Specializes in Specializes in L/D, newborn, GYN, LTC, Dialysis.

Please note, this is a 4 year old thread.

Specializes in Geriatrics, DD, Peri-op.

From what I see in Bradenton, Florida still looks critical.

I just started working on a Cardiac Floor a month ago. Most of the time, they try to keep us with 4-5 patients...but, it's because these folks are so sick. However, last night, they had night shift taking 9-10 because they just didn't have any staff. That's just too many.

I've left this job at least 50% of the time with my back massively hurting because we are short CNA's. There might be one for 25 patients and these patients are elderly and some are not able to do much for themselves. I have to do all of the "nursing" responsibilities and then adl's too. Some of these guys are on critical drips and such...so basically, if I'm not pulling on these people...I'm running the whole 12 hours.
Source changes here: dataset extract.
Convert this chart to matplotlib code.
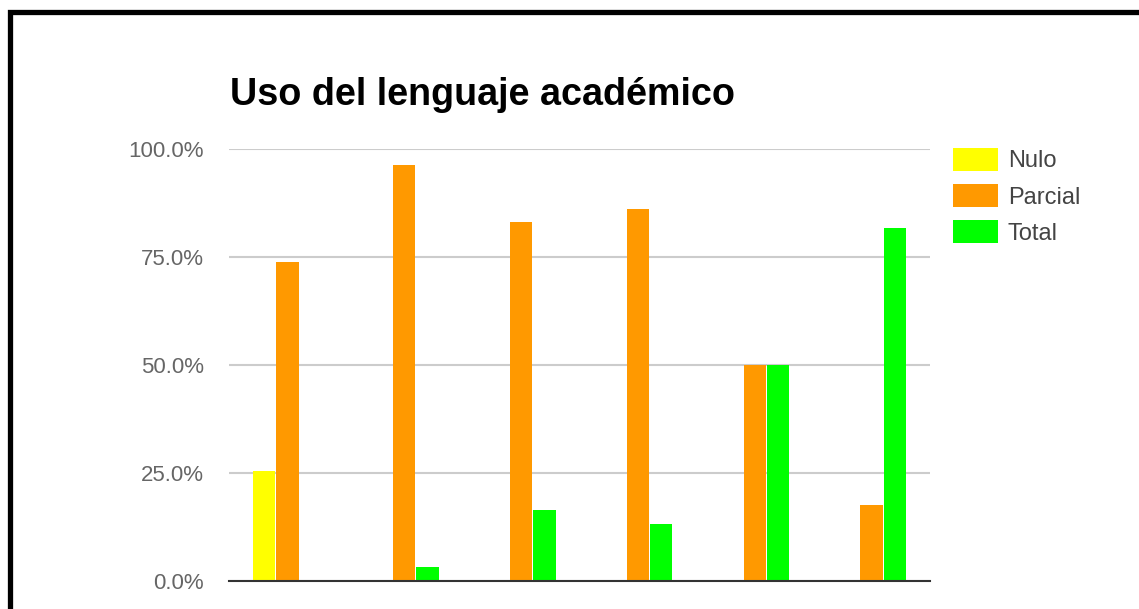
import matplotlib
matplotlib.use("Agg")
import matplotlib.pyplot as plt
import numpy as np
from matplotlib.patches import Rectangle

plt.rcParams["font.family"] = ["Liberation Sans", "DejaVu Sans"]

# share of each level per item (percent)
groups = ["1", "2", "3", "4", "5", "6"]
series_names = ["Nulo", "Parcial", "Total"]
nulo = [25.5, 0, 0, 0, 0, 0]
parcial = [73.9, 96.3, 83.1, 86.1, 50.0, 17.6]
total = [0, 3.2, 16.3, 13.2, 50.0, 81.7]
colors = ["#ffff00", "#ff9900", "#00ff00"]
yticks = [0, 25, 50, 75, 100]

W, H = 1139, 609
fig = plt.figure(figsize=(W / 100, H / 100), dpi=100)
fig.patch.set_facecolor("white")

ax = fig.add_axes([229 / W, (H - 580.7) / H, 701 / W, 431.4 / H])

x = np.arange(len(groups))
width = 0.2
for i, (name, vals, c) in enumerate(zip(series_names, [nulo, parcial, total], colors)):
    ax.bar(x + (i - 1) * width, vals, width * 0.96, color=c, label=name, zorder=3)

ax.set_xlim(-0.5, len(groups) - 0.5)
ax.set_ylim(0, 100)
ax.set_yticks(yticks)
ax.set_yticklabels([f"{v:.1f}%" for v in yticks], color="#666666", fontsize=16)
ax.tick_params(axis="y", length=0, pad=18)
ax.set_xticks([])
ax.grid(axis="y", color="#cccccc", linewidth=1.5, zorder=0)
for s in ["top", "right", "left"]:
    ax.spines[s].set_visible(False)
ax.spines["bottom"].set_color("#333333")
ax.spines["bottom"].set_linewidth(1.5)
ax.spines["bottom"].set_zorder(4)

fig.text(230 / W, 1 - 95 / H, "Uso del lenguaje académico", fontsize=27.2,
         fontweight="bold", color="#000000", ha="left", va="center")

leg = ax.legend(loc="upper left", bbox_to_anchor=(953 / W, 1 - 148 / H),
                bbox_transform=fig.transFigure, frameon=False, fontsize=17,
                handlelength=1.9, handleheight=1.1, handletextpad=0.42,
                labelspacing=0.5, borderpad=0, borderaxespad=0)
for t in leg.get_texts():
    t.set_color("#444444")

# thick black frame, open at the right and bottom edges
fig.add_artist(Rectangle((9.5 / W, -0.2), 1.5, 1 - 11.5 / H + 0.2,
                         transform=fig.transFigure, fill=False,
                         edgecolor="black", linewidth=3.8, clip_on=False))

fig.savefig("out.png", dpi=100)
Speaking of finding other jobs. I have an interview next Wed for a staff RN job at a nursing home. Monday-Friday. I'm not sure if I'll take it...but, it has to be less physical than what I am doing now. Usually, there are more CNAs in LTC..even if they are short. I don't think my back is going to take much more abuse (about 12 years now) and I am trying to figure out what to do. I just graduated RN school (was a CNA-LPN-RN) and am now thinking about what other career options that I have.
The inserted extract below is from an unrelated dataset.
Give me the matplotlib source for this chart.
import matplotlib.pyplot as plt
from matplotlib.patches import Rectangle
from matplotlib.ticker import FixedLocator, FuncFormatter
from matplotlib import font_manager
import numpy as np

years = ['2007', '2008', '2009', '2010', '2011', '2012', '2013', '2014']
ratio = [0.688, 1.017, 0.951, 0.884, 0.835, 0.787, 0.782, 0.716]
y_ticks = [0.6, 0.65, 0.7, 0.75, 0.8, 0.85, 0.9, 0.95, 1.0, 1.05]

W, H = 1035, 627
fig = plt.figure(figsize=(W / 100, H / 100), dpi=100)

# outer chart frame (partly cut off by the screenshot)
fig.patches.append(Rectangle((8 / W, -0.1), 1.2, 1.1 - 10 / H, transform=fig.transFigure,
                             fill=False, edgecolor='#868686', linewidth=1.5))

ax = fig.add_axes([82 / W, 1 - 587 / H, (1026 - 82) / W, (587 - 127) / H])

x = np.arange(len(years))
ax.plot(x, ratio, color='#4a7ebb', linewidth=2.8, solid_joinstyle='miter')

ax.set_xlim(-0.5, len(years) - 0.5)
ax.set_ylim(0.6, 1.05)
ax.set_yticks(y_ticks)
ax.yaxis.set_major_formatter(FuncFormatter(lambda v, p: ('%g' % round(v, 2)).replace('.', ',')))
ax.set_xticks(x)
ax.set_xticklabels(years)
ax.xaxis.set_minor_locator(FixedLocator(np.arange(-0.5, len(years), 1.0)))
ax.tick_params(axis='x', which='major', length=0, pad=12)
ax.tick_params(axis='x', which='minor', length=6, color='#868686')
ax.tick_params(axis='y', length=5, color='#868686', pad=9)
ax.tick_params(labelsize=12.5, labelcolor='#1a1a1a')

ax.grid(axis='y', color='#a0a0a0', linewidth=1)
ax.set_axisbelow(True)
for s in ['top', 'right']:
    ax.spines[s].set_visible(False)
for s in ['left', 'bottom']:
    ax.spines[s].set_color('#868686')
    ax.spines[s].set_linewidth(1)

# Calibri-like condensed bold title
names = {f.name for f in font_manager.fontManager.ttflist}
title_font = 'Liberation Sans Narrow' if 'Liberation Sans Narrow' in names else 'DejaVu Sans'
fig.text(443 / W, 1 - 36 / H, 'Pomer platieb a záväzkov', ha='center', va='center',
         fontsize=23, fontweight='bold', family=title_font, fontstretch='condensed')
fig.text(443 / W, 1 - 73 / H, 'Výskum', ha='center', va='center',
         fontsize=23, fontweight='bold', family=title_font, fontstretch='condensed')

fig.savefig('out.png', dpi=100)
People just don't realize how nursing takes its toll.

I remember a thread about Florida on this site. I think it was called the "Hall of shame" when it came to nurses salary. I believe it said in that thread that of all the US states, Florida paid nurses the lowest wages of all states.:o

Specializes in Specializes in L/D, newborn, GYN, LTC, Dialysis.

I don't get why that would be if the demand is as great as you all say.

Specializes in Specializes in L/D, newborn, GYN, LTC, Dialysis.

It would seem places like this will create their own shortages in their insistence on paying such low wages. Who would move where wages are that low yet cost of living rising each year?

Florida has been on my "will visit but not work there" list for years. Texas too. I have added a couple of others but mainly, nursing is much the same everywhere right now, feast or famine with staffing and pay rates. Maybe one day, when we, as nurses, accept the fact that we are highly skilled and necessary for good patient outcomes, then these problems will be decreased. I do not think we can ever say eliminated because we can never predict what will happen on a given day.

I would think part of the problem is economics. If an RN is only bringing in $15-20/hr. it's not enough to survive down there.

This is probably the number one problem with working down here. I live in Southwest Florida. Moved here in 97 and bought a nice house for 87k. Same house today is going for 250K. Unbelievable!!!!!!

The attitudes of these hospitals are pretty shocking too.:angryfire They don't want to ante up with the cash. It is a tough environment.